Used Mini Countryman
About the Mini Countryman
BMW's relentless pursuit of new niche markets for its MINI range made it inevitable that sooner or later it would enter the 4x4 crossover field. That happened in 2010 with the launch of the Countryman – longer, wider, taller and with 5 proper doors. 4 petrol and 3 diesel engines are on offer, ranging from the 89bhp diesel to the 216bhp turbo petrol in the John Cooper Works model. A 2.0-litre SD diesel was added to the range in March 2011. 6-speed manual gearboxes are standard with the option of an automatic also available.
The JCW – launched in 2012 – is the only one to have the ALL4 4-wheel drive system as standard, but it's optional on Cooper S, Cooper D and Cooper SD models. This automatically distributes power between the front and rear, depending on which wheels have the most grip.
Why you should buy a used MINI Countryman
As with other used MINIs, the Countryman is available in One, Cooper, Cooper S and John Cooper Works trim. Standard equipment across the range includes air con and a CD audio system with various MP3 integration options. The top 2 models have a more aggressive look with a redesigned grille and different bumpers. Standard roof rails make it easy to attach a top box or roof rack.
An optional sport pack available from 2011 has exterior aerodynamic changes, dynamic traction control (DTC), 17-inch alloy wheels and interior changes, including part leather trim and JCW sill plates. Performance ranges from 0-62 in 12.7 seconds and 109mph in the petrol MINI One to 0-62 in 7 seconds for the JCW. The 1.6 Cooper D does the sprint in 10.2 seconds with a top speed of 112, the 2.0 SD manages 9.3 seconds and 123mph.

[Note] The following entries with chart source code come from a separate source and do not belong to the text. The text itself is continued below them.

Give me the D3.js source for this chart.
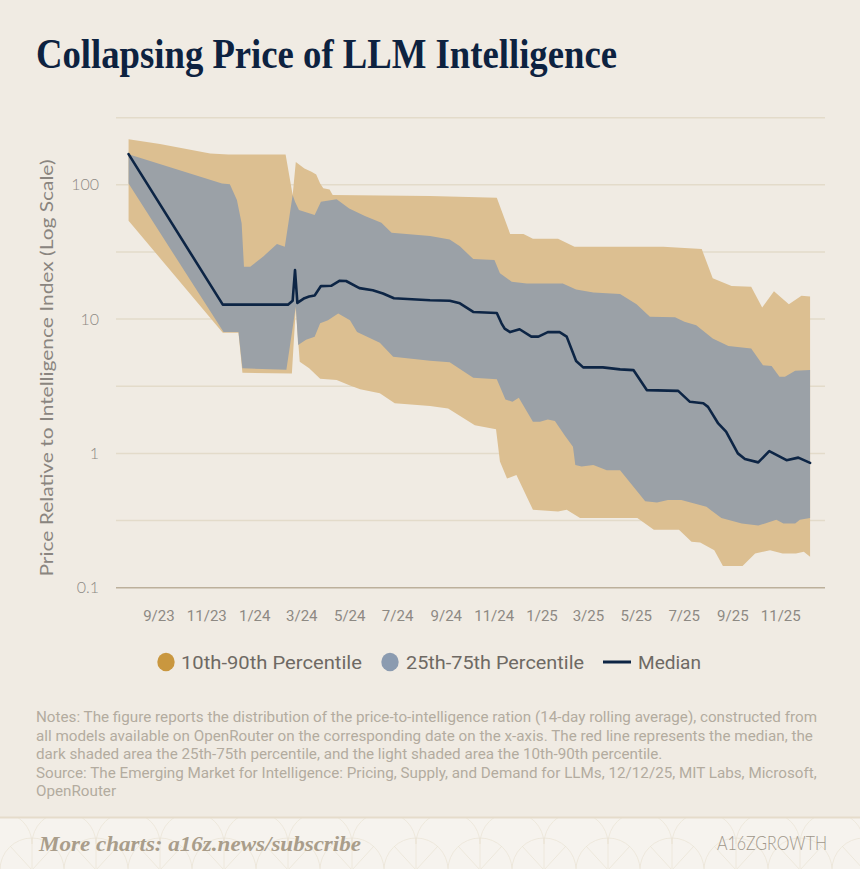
<!DOCTYPE html>
<html>
<head>
<meta charset="utf-8">
<script src="https://cdn.jsdelivr.net/npm/d3@7"></script>
<style>
  html, body { margin: 0; padding: 0; background: #f0ebe3; }
  svg { display: block; }
</style>
</head>
<body>
<svg id="chart" width="860" height="869"></svg>
<script>
// ---- data ----
let p90 = [
  ["2023-07-25", 218], ["2023-09-03", 201], ["2023-11-06", 171], ["2023-11-29", 168],
  ["2024-02-10", 168], ["2024-02-19", 84], ["2024-02-23", 148], ["2024-03-05", 132],
  ["2024-03-14", 125], ["2024-03-20", 119], ["2024-03-25", 102], ["2024-03-29", 94],
  ["2024-04-06", 92], ["2024-04-10", 84], ["2024-08-12", 82.4], ["2024-11-05", 80],
  ["2024-11-22", 43], ["2024-12-09", 43], ["2024-12-21", 39.6], ["2025-01-22", 39.6],
  ["2025-02-12", 34.5], ["2025-06-05", 34.5], ["2025-07-24", 33.2], ["2025-08-07", 20.1],
  ["2025-08-31", 17.6], ["2025-09-25", 17.4], ["2025-10-09", 12.2], ["2025-10-24", 16.1],
  ["2025-11-12", 12.9], ["2025-11-28", 14.9], ["2025-12-09", 14.7]
]

let p75 = [
  ["2023-07-25", 169], ["2023-11-21", 102], ["2023-12-01", 101], ["2023-12-10", 77],
  ["2023-12-16", 51.6], ["2023-12-19", 24.5], ["2023-12-27", 24.5], ["2024-01-13", 29.4],
  ["2024-01-30", 36.2], ["2024-02-09", 34.5], ["2024-02-19", 83.8], ["2024-02-22", 74.6],
  ["2024-02-27", 64.9], ["2024-03-18", 59.5], ["2024-03-26", 74.6], ["2024-04-15", 77.9],
  ["2024-05-01", 66.7], ["2024-05-21", 58.5], ["2024-06-11", 52.1], ["2024-06-24", 43.9],
  ["2024-08-12", 41.5], ["2024-09-06", 39.2], ["2024-09-19", 34.8], ["2024-10-06", 28.0],
  ["2024-11-02", 27.5], ["2024-11-09", 21.9], ["2024-11-24", 19.0], ["2024-12-13", 18.4],
  ["2025-01-28", 18.4], ["2025-02-14", 16.6], ["2025-03-08", 15.8], ["2025-04-11", 15.4],
  ["2025-05-02", 12.9], ["2025-05-19", 10.4], ["2025-06-20", 10.3], ["2025-07-02", 9.55],
  ["2025-07-17", 9.0], ["2025-08-07", 7.18], ["2025-08-27", 6.3], ["2025-09-25", 6.05],
  ["2025-10-10", 4.54], ["2025-10-21", 4.47], ["2025-10-31", 3.72], ["2025-11-07", 3.72],
  ["2025-11-20", 4.12], ["2025-12-09", 4.17]
]

let median = [
  ["2023-07-25", 169], ["2023-11-22", 12.8], ["2024-02-13", 12.8], ["2024-02-19", 13.7],
  ["2024-02-22", 23.2], ["2024-02-25", 13.2], ["2024-03-05", 14.3], ["2024-03-11", 14.7],
  ["2024-03-18", 15.0], ["2024-03-26", 17.6], ["2024-04-08", 17.7], ["2024-04-19", 19.3],
  ["2024-04-27", 19.2], ["2024-05-14", 17.0], ["2024-05-31", 16.4], ["2024-06-13", 15.5],
  ["2024-06-27", 14.3], ["2024-08-12", 13.8], ["2024-09-06", 13.7], ["2024-09-19", 13.1],
  ["2024-10-06", 11.3], ["2024-11-05", 11.1], ["2024-11-11", 9.3], ["2024-11-15", 8.5],
  ["2024-11-22", 8.0], ["2024-12-04", 8.4], ["2024-12-19", 7.4], ["2024-12-28", 7.4],
  ["2025-01-09", 8.0], ["2025-01-24", 8.0], ["2025-02-02", 7.4], ["2025-02-14", 4.87],
  ["2025-02-23", 4.37], ["2025-03-20", 4.37], ["2025-04-11", 4.22], ["2025-04-28", 4.17],
  ["2025-05-15", 2.96], ["2025-06-24", 2.92], ["2025-07-09", 2.42], ["2025-07-26", 2.36],
  ["2025-08-01", 2.22], ["2025-08-14", 1.67], ["2025-08-24", 1.45], ["2025-09-08", 1.0],
  ["2025-09-17", 0.907], ["2025-10-04", 0.857], ["2025-10-18", 1.04], ["2025-11-09", 0.89],
  ["2025-11-24", 0.93], ["2025-12-09", 0.85]
]

let p25 = [
  ["2023-07-25", 102], ["2023-11-23", 8.0], ["2023-12-12", 8.0], ["2023-12-17", 4.3],
  ["2024-02-11", 4.2], ["2024-02-23", 12.4], ["2024-02-26", 6.4], ["2024-03-07", 7.0],
  ["2024-03-18", 7.4], ["2024-03-25", 9.3], ["2024-04-04", 9.8], ["2024-04-17", 11.0],
  ["2024-05-02", 9.8], ["2024-05-11", 8.0], ["2024-06-09", 6.66], ["2024-06-26", 5.24],
  ["2024-08-12", 4.9], ["2024-09-06", 4.76], ["2024-10-06", 3.66], ["2024-11-05", 3.57],
  ["2024-11-16", 2.52], ["2024-11-25", 2.42], ["2024-12-03", 2.59], ["2024-12-21", 1.72],
  ["2024-12-30", 1.72], ["2025-01-09", 1.79], ["2025-01-18", 1.74], ["2025-01-31", 1.35],
  ["2025-02-10", 1.12], ["2025-02-13", 0.82], ["2025-02-21", 0.80], ["2025-03-08", 0.82],
  ["2025-03-25", 0.75], ["2025-04-11", 0.75], ["2025-05-13", 0.44], ["2025-05-28", 0.43],
  ["2025-06-11", 0.45], ["2025-06-28", 0.45], ["2025-07-30", 0.40], ["2025-08-18", 0.33],
  ["2025-09-13", 0.30], ["2025-10-04", 0.29], ["2025-10-27", 0.32], ["2025-11-05", 0.30],
  ["2025-11-20", 0.30], ["2025-11-26", 0.32], ["2025-12-09", 0.33]
]

let p10 = [
  ["2023-07-25", 54], ["2023-11-22", 7.9], ["2023-12-12", 7.9], ["2023-12-17", 3.98],
  ["2024-02-18", 3.94], ["2024-02-23", 12.0], ["2024-02-28", 4.81], ["2024-03-11", 4.3],
  ["2024-03-25", 3.6], ["2024-04-15", 3.52], ["2024-05-02", 3.2], ["2024-05-15", 3.0],
  ["2024-06-09", 2.8], ["2024-06-28", 2.36], ["2024-08-12", 2.25], ["2024-09-04", 2.16],
  ["2024-10-08", 1.62], ["2024-11-04", 1.51], ["2024-11-09", 0.87], ["2024-11-18", 0.65],
  ["2024-11-30", 0.69], ["2024-12-21", 0.38], ["2025-01-22", 0.37], ["2025-02-02", 0.38],
  ["2025-02-19", 0.33], ["2025-05-03", 0.33], ["2025-05-24", 0.27], ["2025-06-25", 0.27],
  ["2025-07-11", 0.22], ["2025-07-22", 0.217], ["2025-08-09", 0.19], ["2025-08-20", 0.145],
  ["2025-09-14", 0.145], ["2025-09-30", 0.18], ["2025-10-19", 0.19], ["2025-11-04", 0.18],
  ["2025-11-21", 0.18], ["2025-12-01", 0.185], ["2025-12-09", 0.17]
]

let xTickDates = ["2023-09-01", "2023-11-01", "2024-01-01", "2024-03-01", "2024-05-01",
  "2024-07-01", "2024-09-01", "2024-11-01", "2025-01-01", "2025-03-01", "2025-05-01",
  "2025-07-01", "2025-09-01", "2025-11-01"]
let yTicks = [0.1, 1, 10, 100]
let gridValues = [0.316, 1, 3.16, 10, 31.6, 100, 316]

let legendItems = ["10th-90th Percentile", "25th-75th Percentile", "Median"]

let noteLines = [
  "Notes: The figure reports the distribution of the price-to-intelligence ration (14-day rolling average), constructed from",
  "all models available on OpenRouter on the corresponding date on the x-axis. The red line represents the median, the",
  "dark shaded area the 25th-75th percentile, and the light shaded area the 10th-90th percentile.",
  "Source: The Emerging Market for Intelligence: Pricing, Supply, and Demand for LLMs, 12/12/25, MIT Labs, Microsoft,",
  "OpenRouter"
]

// ---- drawing ----
let parseDate = d3.timeParse('%Y-%m-%d')
let svg = d3.select('#chart')

let colors = {
  bg: '#f0ebe3',
  gold: '#dcbf91',
  blue: '#9ba1a7',
  median: '#0d2545',
  grid: '#e3dbca',
  axis: '#bcb09b',
  tick: '#8d8983'
}

svg.append('rect').attr('width', 860).attr('height', 869).attr('fill', colors.bg)

// fit a text element to a given width by squeezing glyphs
let fitWidth = (sel, width) => {
  sel.attr('textLength', width).attr('lengthAdjust', 'spacingAndGlyphs')
}

// title
let title = svg.append('text')
  .text('Collapsing Price of LLM Intelligence')
  .attr('x', 36)
  .attr('y', 68)
  .attr('font-family', '"Liberation Serif", "DejaVu Serif", serif')
  .attr('font-weight', 'bold')
  .attr('font-size', 42)
  .attr('fill', '#0d2240')
fitWidth(title, 581)

let xScale = d3.scaleTime()
  .domain([parseDate('2023-07-09'), parseDate('2025-12-28')])
  .range([116, 825])

let yScale = d3.scaleLog()
  .domain([0.1, 316.2])
  .range([587.7, 117.6])

// gridlines
svg.append('g')
  .selectAll('line')
  .data(gridValues)
  .enter()
  .append('line')
  .attr('x1', 116)
  .attr('x2', 825)
  .attr('y1', (v) => yScale(v))
  .attr('y2', (v) => yScale(v))
  .attr('stroke', colors.grid)
  .attr('stroke-width', 1.5)

let toPoints = (series) => {
  return series.map((d) => [parseDate(d[0]), d[1]])
}

let line = d3.line()
  .x((d) => xScale(d[0]))
  .y((d) => yScale(d[1]))

let bandPath = (upper, lower) => {
  let pts = toPoints(upper).concat(toPoints(lower).reverse())
  return line(pts) + 'Z'
}

svg.append('path')
  .attr('d', bandPath(p90, p10))
  .attr('fill', colors.gold)

svg.append('path')
  .attr('d', bandPath(p75, p25))
  .attr('fill', colors.blue)

// baseline axis line at 0.1
svg.append('line')
  .attr('x1', 116)
  .attr('x2', 825)
  .attr('y1', yScale(0.1))
  .attr('y2', yScale(0.1))
  .attr('stroke', colors.axis)
  .attr('stroke-width', 1.5)

svg.append('path')
  .attr('d', line(toPoints(median)))
  .attr('fill', 'none')
  .attr('stroke', colors.median)
  .attr('stroke-width', 2.6)
  .attr('stroke-linejoin', 'round')
  .attr('stroke-linecap', 'round')

// x axis
let xAxis = d3.axisBottom(xScale)
  .tickValues(xTickDates.map(parseDate))
  .tickFormat(d3.timeFormat('%-m/%y'))
  .tickSize(0)
  .tickPadding(23)

let xAxisG = svg.append('g')
  .attr('transform', 'translate(0,' + yScale(0.1) + ')')
  .call(xAxis)
xAxisG.select('.domain').remove()
xAxisG.selectAll('text')
  .attr('font-family', 'Roboto, "Liberation Sans", sans-serif')
  .attr('font-size', 15)
  .attr('fill', colors.tick)

// y axis
let yAxis = d3.axisLeft(yScale)
  .tickValues(yTicks)
  .tickFormat((v) => v < 1 ? String(v) : d3.format('d')(v))
  .tickSize(0)
  .tickPadding(17)

let yAxisG = svg.append('g')
  .attr('transform', 'translate(116,0)')
  .call(yAxis)
yAxisG.select('.domain').remove()
yAxisG.selectAll('text')
  .attr('font-family', 'Lato, "Open Sans", sans-serif')
  .attr('font-weight', 300)
  .attr('font-size', 16)
  .attr('fill', colors.tick)

let yLabel = svg.append('text')
  .text('Price Relative to Intelligence Index (Log Scale)')
  .attr('transform', 'translate(53,368) rotate(-90)')
  .attr('text-anchor', 'middle')
  .attr('font-family', 'Lato, "Open Sans", sans-serif')
  .attr('font-size', 17)
  .attr('fill', '#8a857f')
fitWidth(yLabel, 417)

// legend
let legend = svg.append('g').attr('font-family', 'Roboto, "Liberation Sans", sans-serif')
legend.append('ellipse').attr('cx', 166).attr('cy', 662).attr('rx', 8.7).attr('ry', 9.2).attr('fill', '#c9973f')
legend.append('ellipse').attr('cx', 390).attr('cy', 662).attr('rx', 8.7).attr('ry', 9.2).attr('fill', '#8b9bb0')
legend.append('line').attr('x1', 603).attr('x2', 631).attr('y1', 662).attr('y2', 662)
  .attr('stroke', colors.median).attr('stroke-width', 3)

let legendX = [181, 406, 638]
let legendW = [181, 178, 63]
legendItems.forEach((label, i) => {
  let t = legend.append('text')
    .text(label)
    .attr('x', legendX[i])
    .attr('y', 669)
    .attr('font-size', 19)
    .attr('fill', '#6e6963')
  fitWidth(t, legendW[i])
})

// notes
let notes = svg.append('g')
  .attr('font-family', 'Roboto, "Liberation Sans", sans-serif')
  .attr('font-size', 14)
  .attr('fill', '#b3ab9f')
let noteTexts = noteLines.map((s, i) => {
  return notes.append('text')
    .text(s)
    .attr('x', 36)
    .attr('y', 722 + i * 18.5)
})
let squeeze = 781 / noteTexts[0].node().getComputedTextLength()
noteTexts.forEach((t) => {
  fitWidth(t, t.node().getComputedTextLength() * squeeze)
})

// footer
let defs = svg.append('defs')
let pat = defs.append('pattern')
  .attr('id', 'fans')
  .attr('patternUnits', 'userSpaceOnUse')
  .attr('width', 64)
  .attr('height', 52)
  .attr('x', 0)
  .attr('y', 818)
pat.append('rect').attr('width', 64).attr('height', 52).attr('fill', '#f6f3ee')
pat.append('path')
  .attr('d', 'M0,52 A32,32 0 0 1 64,52 M32,52 L32,20 M32,52 L10,28 M32,52 L54,28 M-32,26 A32,32 0 0 1 32,26 M32,26 A32,32 0 0 1 96,26')
  .attr('fill', 'none')
  .attr('stroke', '#ebe4d7')
  .attr('stroke-width', 0.8)

svg.append('rect')
  .attr('x', 0).attr('y', 818).attr('width', 860).attr('height', 51)
  .attr('fill', 'url(#fans)')
svg.append('line')
  .attr('x1', 0).attr('x2', 860).attr('y1', 817.5).attr('y2', 817.5)
  .attr('stroke', '#e5dccb').attr('stroke-width', 2)

let more = svg.append('text')
  .text('More charts: a16z.news/subscribe')
  .attr('x', 39)
  .attr('y', 851)
  .attr('font-family', '"Liberation Serif", "DejaVu Serif", serif')
  .attr('font-style', 'italic')
  .attr('font-weight', 'bold')
  .attr('font-size', 21)
  .attr('fill', '#a99d8a')
fitWidth(more, 322)

let logo = svg.append('text')
  .text('A16ZGROWTH')
  .attr('x', 717)
  .attr('y', 850)
  .attr('font-family', 'Lato, "Open Sans", sans-serif')
  .attr('font-weight', 300)
  .attr('font-size', 19)
  .attr('fill', '#a0978a')
fitWidth(logo, 110)
</script>
</body>
</html>
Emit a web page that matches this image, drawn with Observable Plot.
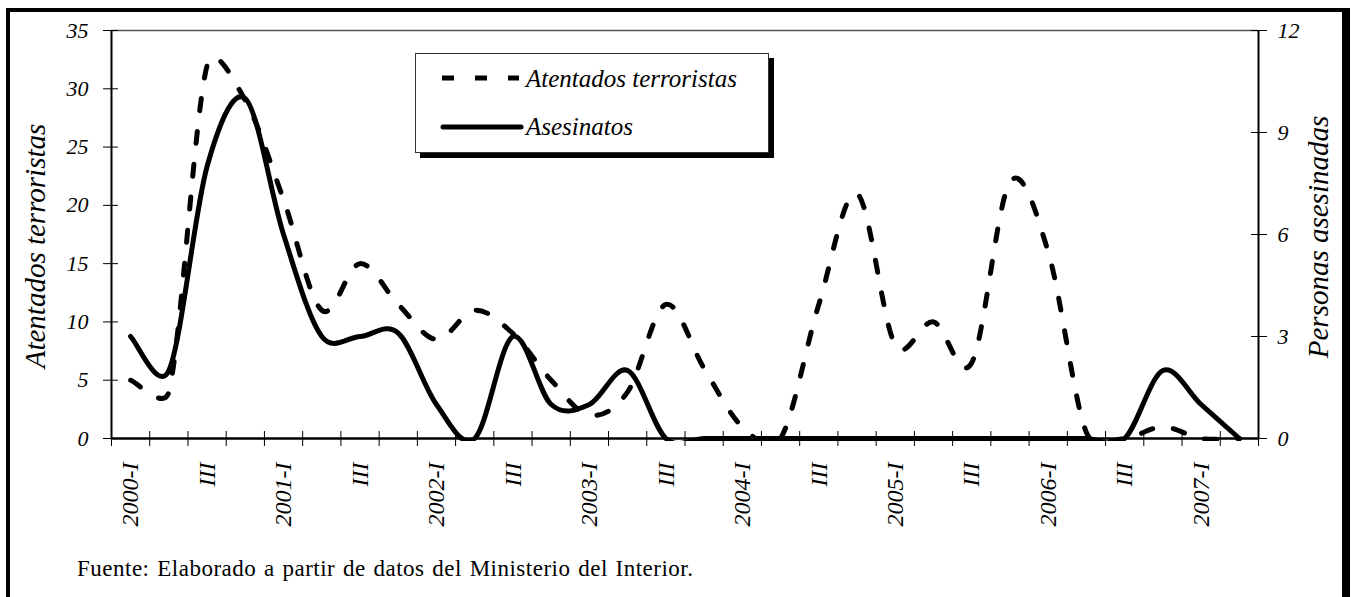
<!DOCTYPE html>
<html>
<head>
<meta charset="utf-8">
<script src="https://cdn.jsdelivr.net/npm/d3@7"></script>
<script src="https://cdn.jsdelivr.net/npm/@observablehq/plot@0.6"></script>
<style>
html,body{margin:0;padding:0;background:#fff;width:1351px;height:597px;overflow:hidden;}
#wrap{position:relative;width:1351px;height:597px;font-family:"Liberation Serif","Times New Roman",serif;color:#000;}
#frame{position:absolute;left:6px;top:8px;width:1332px;height:640px;border-top:4px solid #000;border-left:4px solid #000;border-right:8px solid #000;box-sizing:content-box;}
#chart{position:absolute;left:0;top:0;}
.vtitle{position:absolute;font-style:italic;font-size:29px;line-height:29px;white-space:nowrap;transform:translate(-50%,-50%) rotate(-90deg);}
#legend{position:absolute;left:415px;top:53px;width:352px;height:98px;border:1px solid #333;background:#fff;box-shadow:5px 5px 0 #000;}
#legend svg{display:block;}
#caption{position:absolute;left:77px;top:556px;font-size:23px;line-height:26px;letter-spacing:0.5px;word-spacing:1.5px;white-space:nowrap;}
</style>
</head>
<body>
<div id="wrap">
  <div id="frame"></div>
  <div id="chart"></div>
  <div class="vtitle" style="left:35px;top:246px;">Atentados terroristas</div>
  <div class="vtitle" style="left:1318px;top:237px;">Personas asesinadas</div>
  <div id="legend">
    <svg width="352" height="98">
      <line x1="26" y1="24" x2="103" y2="24" stroke="#000" stroke-width="5" stroke-dasharray="12,21"/>
      <text x="110" y="33" font-family="Liberation Serif" font-style="italic" font-size="25">Atentados terroristas</text>
      <line x1="27" y1="73" x2="105" y2="73" stroke="#000" stroke-width="5" stroke-linecap="round"/>
      <text x="110" y="81" font-family="Liberation Serif" font-style="italic" font-size="25">Asesinatos</text>
    </svg>
  </div>
  <div id="caption">Fuente: Elaborado a partir de datos del Ministerio del Interior.</div>
</div>
<script>
// Quarterly categories, 2000-I to 2007-II
const quarters = ["2000-I","2000-II","2000-III","2000-IV","2001-I","2001-II","2001-III","2001-IV",
  "2002-I","2002-II","2002-III","2002-IV","2003-I","2003-II","2003-III","2003-IV",
  "2004-I","2004-II","2004-III","2004-IV","2005-I","2005-II","2005-III","2005-IV",
  "2006-I","2006-II","2006-III","2006-IV","2007-I","2007-II"];
const quarterLabels = ["2000-I","","III","","2001-I","","III","","2002-I","","III","",
  "2003-I","","III","","2004-I","","III","","2005-I","","III","","2006-I","","III","","2007-I",""];
// Left axis: terrorist attacks
const atentados = [5, 4, 32, 29, 20.5, 11, 15, 11.5, 8.5, 11, 9, 5, 2, 4, 11.5,
  6, 1, 0, 11.5, 21, 8, 10, 6.5, 22, 16, 0.5, 0, 1, 0, 0];
// Right axis: people killed
const asesinatos = [3, 2, 8, 10, 6, 3, 3, 3.1, 1, 0, 3, 1, 1, 2, 0,
  0, 0, 0, 0, 0, 0, 0, 0, 0, 0, 0, 0, 2, 1, 0];
const leftTicks = [0, 5, 10, 15, 20, 25, 30, 35];
const rightTicks = [0, 3, 6, 9, 12];
const leftMax = 35, rightMax = 12;
const k = leftMax / rightMax;

// Spreadsheet-style smoothed line (Bezier handles 1/6 of chord, limited to half the segment)
function SmoothCurve(context) { this._context = context; }
SmoothCurve.prototype = {
  areaStart() {}, areaEnd() {},
  lineStart() { this._pts = []; },
  point(x, y) { this._pts.push([+x, +y]); },
  lineEnd() {
    const p = this._pts, ctx = this._context, n = p.length;
    if (!n) return;
    ctx.moveTo(p[0][0], p[0][1]);
    const dist = (a, b) => Math.hypot(b[0] - a[0], b[1] - a[1]);
    for (let i = 0; i < n - 1; i++) {
      const P0 = p[Math.max(i - 1, 0)], P1 = p[i], P2 = p[i + 1], P3 = p[Math.min(i + 2, n - 1)];
      const d12 = dist(P1, P2), d02 = dist(P0, P2), d13 = dist(P1, P3);
      let f1 = 1 / 6, f2 = 1 / 6;
      if (d02 / 6 >= d12 / 2) f1 = d02 ? d12 / d02 / 2 : 0;
      if (d13 / 6 >= d12 / 2) f2 = d13 ? d12 / d13 / 2 : 0;
      ctx.bezierCurveTo(
        P1[0] + (P2[0] - P0[0]) * f1, P1[1] + (P2[1] - P0[1]) * f1,
        P2[0] - (P3[0] - P1[0]) * f2, P2[1] - (P3[1] - P1[1]) * f2,
        P2[0], P2[1]);
    }
  }
};
const smooth = context => new SmoothCurve(context);

const data = quarters.map((q, i) => ({q, pos: i + 0.5, atentados: atentados[i], asesinatos: asesinatos[i] * k}));
const boundaries = d3.range(quarters.length + 1);
const centers = quarters.map((q, i) => i + 0.5);

const font = {fontFamily: "Liberation Serif", fontStyle: "italic", fontSize: 22};

const chart = Plot.plot({
  width: 1351, height: 597,
  marginLeft: 111, marginRight: 93, marginTop: 30, marginBottom: 159,
  style: {background: "transparent", color: "#000", fontFamily: "Liberation Serif", fontStyle: "italic", fontSize: "22px"},
  x: {domain: [0, quarters.length], axis: null},
  y: {domain: [0, leftMax], axis: null},
  marks: [
    Plot.ruleY([leftMax], {stroke: "#555", strokeWidth: 1.5}),
    Plot.ruleX([0], {stroke: "#000", strokeWidth: 2}),
    Plot.ruleX([quarters.length], {stroke: "#000", strokeWidth: 2}),
    // left axis: crossing ticks + labels
    Plot.axisY({anchor: "left", label: null, ticks: leftTicks, tickSize: 15, dx: 7, tickFormat: () => "", stroke: "#000"}),
    Plot.axisY({anchor: "left", label: null, ticks: leftTicks, tickSize: 0, tickPadding: 23, tickFormat: d => d, ...font}),
    // right axis
    Plot.axisY({anchor: "right", label: null, ticks: rightTicks.map(v => v * k), tickSize: 16, dx: -8, tickFormat: () => "", stroke: "#000"}),
    Plot.axisY({anchor: "right", label: null, ticks: rightTicks.map(v => v * k), tickSize: 0, tickPadding: 19, tickFormat: v => Math.round(v / k), ...font}),
    // bottom axis
    Plot.axisX({anchor: "bottom", label: null, ticks: boundaries, tickSize: 15, dy: -7, tickFormat: () => "", stroke: "#000"}),
    Plot.axisX({anchor: "bottom", label: null, ticks: centers, tickSize: 0, tickPadding: 24, tickRotate: -90,
      tickFormat: d => quarterLabels[Math.round(d - 0.5)], ...font, fontSize: 24}),
    Plot.ruleY([0], {stroke: "#000", strokeWidth: 2.5}),
    Plot.line(data, {x: "pos", y: "atentados", curve: smooth, stroke: "#000", strokeWidth: 5,
      strokeDasharray: "12,21", clip: true}),
    Plot.line(data, {x: "pos", y: "asesinatos", curve: smooth, stroke: "#000", strokeWidth: 5, clip: true})
  ]
});
// let the line thickness at the zero baseline remain visible (clip only the dips below zero)
chart.querySelectorAll("clipPath rect").forEach(r => {
  const h = +r.getAttribute("height");
  r.setAttribute("height", h + 3);
});
document.getElementById("chart").appendChild(chart);
</script>
</body>
</html>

The MINI Countryman is aimed at people who like the SUV style but want a more competent on-road package. In this respect, it has little competition. Take into account its solid residual values, and the used MINI Countryman is an attractive buy.
What is it like to drive a used MINI Countryman?
Viewed against other small SUVs, the Countryman is one of the best dynamically. The steering is quick and the gearshift quality is light and positive. The JCW has a lowered ride to provide a sportier drive.
The basic 1.6 models provide competent performance. The SD is better but noisy, so if you want performance you need the Cooper S or JCW models. Whichever you choose, opting for the ALL4 4-wheel drive system takes the edge off the performance.
Inside, there are the usual MINI styling cues, with a big central speedo and the rev counter mounted ahead of the driver. A rail divides the front seats and you can attach sliding accessories to it – specify individual rear seats and this runs through to the back. The seat and steering have plenty of adjustment, so you can find a perfect driving position and a nice touch is that the rev counter moves with the wheel so you can't obscure it. In the back, there's lots of headroom and the standard bench seat has a 40:20:40 split backrest to provide flexibility for loading.